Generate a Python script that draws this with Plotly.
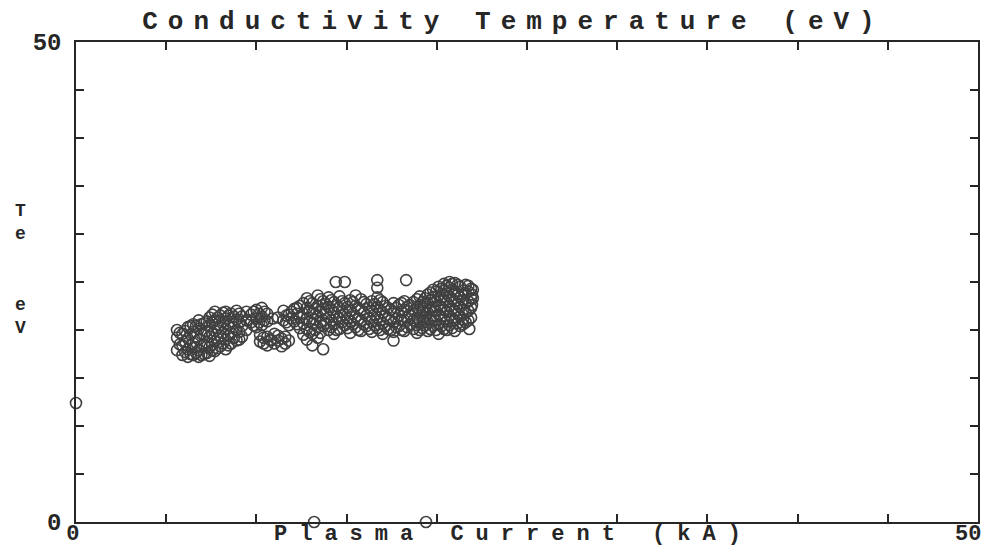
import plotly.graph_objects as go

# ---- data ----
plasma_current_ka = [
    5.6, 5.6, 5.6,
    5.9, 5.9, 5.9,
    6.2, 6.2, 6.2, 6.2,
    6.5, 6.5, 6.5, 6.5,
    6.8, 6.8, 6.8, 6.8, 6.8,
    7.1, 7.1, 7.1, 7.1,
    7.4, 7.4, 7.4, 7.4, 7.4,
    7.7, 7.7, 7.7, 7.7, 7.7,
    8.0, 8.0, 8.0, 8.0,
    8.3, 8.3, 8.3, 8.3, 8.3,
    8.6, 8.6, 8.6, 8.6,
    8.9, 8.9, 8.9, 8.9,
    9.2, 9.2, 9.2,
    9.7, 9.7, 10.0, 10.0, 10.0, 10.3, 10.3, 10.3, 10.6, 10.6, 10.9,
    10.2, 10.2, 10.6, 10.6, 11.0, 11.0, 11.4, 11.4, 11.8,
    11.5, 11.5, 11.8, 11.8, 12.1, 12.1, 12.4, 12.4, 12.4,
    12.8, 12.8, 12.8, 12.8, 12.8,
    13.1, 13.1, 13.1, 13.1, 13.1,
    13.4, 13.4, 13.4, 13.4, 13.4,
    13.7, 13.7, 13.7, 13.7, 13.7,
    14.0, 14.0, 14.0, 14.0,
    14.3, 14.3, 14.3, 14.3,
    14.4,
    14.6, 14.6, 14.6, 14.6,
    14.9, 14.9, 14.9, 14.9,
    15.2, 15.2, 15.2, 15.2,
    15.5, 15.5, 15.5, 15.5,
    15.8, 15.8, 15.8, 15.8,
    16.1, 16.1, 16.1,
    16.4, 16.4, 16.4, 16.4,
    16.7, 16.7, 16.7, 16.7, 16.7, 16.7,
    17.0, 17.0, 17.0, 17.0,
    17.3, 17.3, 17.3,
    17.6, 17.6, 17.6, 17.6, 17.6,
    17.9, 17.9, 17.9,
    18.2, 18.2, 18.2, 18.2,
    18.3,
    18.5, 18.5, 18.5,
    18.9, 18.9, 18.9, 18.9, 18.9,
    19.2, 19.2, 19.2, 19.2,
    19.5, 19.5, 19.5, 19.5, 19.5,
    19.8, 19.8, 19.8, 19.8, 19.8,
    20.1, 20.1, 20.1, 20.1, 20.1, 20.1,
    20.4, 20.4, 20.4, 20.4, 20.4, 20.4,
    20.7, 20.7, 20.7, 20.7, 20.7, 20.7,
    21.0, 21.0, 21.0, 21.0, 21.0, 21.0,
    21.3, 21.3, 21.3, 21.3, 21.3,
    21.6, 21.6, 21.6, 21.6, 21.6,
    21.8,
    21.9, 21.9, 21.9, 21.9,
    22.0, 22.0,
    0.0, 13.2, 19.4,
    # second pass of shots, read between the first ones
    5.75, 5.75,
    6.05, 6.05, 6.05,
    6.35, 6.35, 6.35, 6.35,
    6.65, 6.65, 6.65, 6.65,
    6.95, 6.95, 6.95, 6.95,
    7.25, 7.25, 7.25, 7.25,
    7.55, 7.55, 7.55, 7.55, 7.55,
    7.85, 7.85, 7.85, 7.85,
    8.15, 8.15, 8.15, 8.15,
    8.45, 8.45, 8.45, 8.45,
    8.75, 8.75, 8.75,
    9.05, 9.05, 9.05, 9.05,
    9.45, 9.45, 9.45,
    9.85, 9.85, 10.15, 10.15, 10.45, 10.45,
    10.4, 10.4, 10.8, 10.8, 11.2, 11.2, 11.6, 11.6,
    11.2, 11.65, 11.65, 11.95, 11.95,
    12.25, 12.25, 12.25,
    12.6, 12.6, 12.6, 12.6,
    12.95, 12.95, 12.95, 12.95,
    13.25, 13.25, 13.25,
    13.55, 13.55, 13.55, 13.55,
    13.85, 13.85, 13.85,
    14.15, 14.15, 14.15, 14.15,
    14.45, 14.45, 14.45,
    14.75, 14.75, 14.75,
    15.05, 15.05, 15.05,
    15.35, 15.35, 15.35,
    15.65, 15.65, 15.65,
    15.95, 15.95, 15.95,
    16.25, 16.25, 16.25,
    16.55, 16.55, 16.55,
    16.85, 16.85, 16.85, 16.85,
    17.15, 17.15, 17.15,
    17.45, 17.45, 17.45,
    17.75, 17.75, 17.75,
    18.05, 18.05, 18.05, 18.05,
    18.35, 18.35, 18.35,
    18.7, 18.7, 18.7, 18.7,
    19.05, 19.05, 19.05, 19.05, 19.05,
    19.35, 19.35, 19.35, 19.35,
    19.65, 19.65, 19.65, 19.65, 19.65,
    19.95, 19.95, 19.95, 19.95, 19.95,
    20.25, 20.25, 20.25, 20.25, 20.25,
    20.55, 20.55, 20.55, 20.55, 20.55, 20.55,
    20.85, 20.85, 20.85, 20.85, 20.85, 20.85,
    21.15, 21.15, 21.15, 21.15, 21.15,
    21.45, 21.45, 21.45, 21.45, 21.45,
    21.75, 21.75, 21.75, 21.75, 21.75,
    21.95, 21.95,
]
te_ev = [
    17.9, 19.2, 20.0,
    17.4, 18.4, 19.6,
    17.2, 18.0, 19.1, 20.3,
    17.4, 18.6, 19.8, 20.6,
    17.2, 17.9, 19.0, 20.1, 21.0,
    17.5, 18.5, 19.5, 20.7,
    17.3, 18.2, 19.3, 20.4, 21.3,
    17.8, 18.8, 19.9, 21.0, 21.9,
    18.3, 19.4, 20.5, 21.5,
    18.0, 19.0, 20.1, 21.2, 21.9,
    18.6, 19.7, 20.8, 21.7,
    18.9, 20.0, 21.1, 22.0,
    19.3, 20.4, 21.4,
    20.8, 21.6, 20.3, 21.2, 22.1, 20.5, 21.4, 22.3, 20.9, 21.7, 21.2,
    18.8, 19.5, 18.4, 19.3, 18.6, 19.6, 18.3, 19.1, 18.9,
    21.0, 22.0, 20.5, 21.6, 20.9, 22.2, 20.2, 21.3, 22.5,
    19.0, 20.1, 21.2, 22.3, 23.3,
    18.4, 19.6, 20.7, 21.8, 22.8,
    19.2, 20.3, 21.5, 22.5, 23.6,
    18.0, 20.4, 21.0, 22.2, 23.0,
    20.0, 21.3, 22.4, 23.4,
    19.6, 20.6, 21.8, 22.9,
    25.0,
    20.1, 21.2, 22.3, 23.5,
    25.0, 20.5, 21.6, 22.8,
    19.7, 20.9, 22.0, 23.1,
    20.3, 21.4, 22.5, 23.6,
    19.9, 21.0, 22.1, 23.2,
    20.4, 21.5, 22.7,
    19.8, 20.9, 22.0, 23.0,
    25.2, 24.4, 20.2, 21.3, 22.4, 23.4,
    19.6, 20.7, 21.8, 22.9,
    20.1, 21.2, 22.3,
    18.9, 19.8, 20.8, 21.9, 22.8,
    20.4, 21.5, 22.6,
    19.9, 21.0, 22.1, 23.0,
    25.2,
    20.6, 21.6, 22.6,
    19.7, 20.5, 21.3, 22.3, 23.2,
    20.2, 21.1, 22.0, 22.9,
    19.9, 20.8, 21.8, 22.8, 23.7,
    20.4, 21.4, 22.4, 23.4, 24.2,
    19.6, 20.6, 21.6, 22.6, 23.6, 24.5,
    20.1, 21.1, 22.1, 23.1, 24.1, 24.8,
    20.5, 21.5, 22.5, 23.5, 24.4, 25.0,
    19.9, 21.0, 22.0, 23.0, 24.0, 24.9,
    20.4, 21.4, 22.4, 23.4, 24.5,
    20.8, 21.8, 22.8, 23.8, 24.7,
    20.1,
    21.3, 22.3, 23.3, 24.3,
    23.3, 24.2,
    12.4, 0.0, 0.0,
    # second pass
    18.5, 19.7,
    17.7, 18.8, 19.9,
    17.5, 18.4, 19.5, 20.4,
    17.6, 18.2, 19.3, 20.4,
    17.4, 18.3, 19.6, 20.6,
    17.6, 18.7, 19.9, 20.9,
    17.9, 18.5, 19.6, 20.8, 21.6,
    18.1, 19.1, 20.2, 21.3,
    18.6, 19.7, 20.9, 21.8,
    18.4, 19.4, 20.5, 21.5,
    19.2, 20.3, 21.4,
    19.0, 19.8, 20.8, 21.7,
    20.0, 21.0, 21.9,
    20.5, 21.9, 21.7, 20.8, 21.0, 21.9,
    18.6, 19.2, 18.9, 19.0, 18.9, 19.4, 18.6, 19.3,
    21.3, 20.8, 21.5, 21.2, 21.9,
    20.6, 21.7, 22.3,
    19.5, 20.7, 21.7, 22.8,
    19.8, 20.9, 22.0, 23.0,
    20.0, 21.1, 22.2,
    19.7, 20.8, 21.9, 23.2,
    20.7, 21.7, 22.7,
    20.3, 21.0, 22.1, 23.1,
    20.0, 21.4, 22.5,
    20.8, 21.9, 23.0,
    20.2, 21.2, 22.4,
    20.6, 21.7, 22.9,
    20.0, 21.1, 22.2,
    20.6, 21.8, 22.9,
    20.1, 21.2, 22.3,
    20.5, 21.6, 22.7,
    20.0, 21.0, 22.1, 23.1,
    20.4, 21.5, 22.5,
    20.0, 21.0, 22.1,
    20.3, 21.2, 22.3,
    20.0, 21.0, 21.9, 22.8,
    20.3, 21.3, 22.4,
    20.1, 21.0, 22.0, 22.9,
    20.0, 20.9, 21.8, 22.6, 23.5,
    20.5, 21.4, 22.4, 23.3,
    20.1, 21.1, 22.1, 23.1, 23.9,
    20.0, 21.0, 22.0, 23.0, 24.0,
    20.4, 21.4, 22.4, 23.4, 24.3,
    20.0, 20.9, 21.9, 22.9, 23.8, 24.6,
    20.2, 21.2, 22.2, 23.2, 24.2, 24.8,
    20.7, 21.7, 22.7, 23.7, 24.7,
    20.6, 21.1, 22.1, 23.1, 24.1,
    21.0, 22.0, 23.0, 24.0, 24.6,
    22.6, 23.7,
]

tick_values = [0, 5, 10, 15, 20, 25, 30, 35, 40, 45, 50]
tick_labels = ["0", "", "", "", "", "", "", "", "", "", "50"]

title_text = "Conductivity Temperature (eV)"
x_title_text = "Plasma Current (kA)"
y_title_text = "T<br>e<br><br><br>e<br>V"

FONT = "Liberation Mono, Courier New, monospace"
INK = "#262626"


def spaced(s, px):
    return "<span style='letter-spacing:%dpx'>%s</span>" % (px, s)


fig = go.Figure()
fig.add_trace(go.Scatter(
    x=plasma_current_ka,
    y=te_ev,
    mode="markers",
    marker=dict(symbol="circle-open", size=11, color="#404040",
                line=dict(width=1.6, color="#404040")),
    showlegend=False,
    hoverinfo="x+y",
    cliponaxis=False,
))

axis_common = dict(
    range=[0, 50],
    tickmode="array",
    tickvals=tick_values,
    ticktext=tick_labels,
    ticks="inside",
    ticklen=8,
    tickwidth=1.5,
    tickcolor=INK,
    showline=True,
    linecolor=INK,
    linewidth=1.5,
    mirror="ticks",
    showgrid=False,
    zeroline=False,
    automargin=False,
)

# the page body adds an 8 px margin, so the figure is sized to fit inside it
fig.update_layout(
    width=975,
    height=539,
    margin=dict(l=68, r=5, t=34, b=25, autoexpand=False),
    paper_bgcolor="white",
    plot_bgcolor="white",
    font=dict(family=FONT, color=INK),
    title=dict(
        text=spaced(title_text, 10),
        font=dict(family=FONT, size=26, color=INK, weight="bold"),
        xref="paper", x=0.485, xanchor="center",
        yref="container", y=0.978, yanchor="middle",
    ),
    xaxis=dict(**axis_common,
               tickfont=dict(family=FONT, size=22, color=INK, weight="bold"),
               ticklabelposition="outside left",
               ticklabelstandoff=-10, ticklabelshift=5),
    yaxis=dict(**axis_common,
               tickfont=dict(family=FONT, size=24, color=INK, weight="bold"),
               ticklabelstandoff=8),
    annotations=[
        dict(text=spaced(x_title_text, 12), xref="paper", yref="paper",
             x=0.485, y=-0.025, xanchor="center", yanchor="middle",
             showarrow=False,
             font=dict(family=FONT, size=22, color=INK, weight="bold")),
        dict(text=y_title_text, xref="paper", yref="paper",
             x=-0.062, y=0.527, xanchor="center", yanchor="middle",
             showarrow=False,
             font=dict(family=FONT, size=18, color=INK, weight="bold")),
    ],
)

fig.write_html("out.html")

* * * *

# What you will do
Quote, exactly and only, the lines from the first line of the data above through the line containing "import plotly.graph_objects as go". The pictures do not belong in it.

# Worked answer
Generate a Python script that draws this with Plotly.
import plotly.graph_objects as go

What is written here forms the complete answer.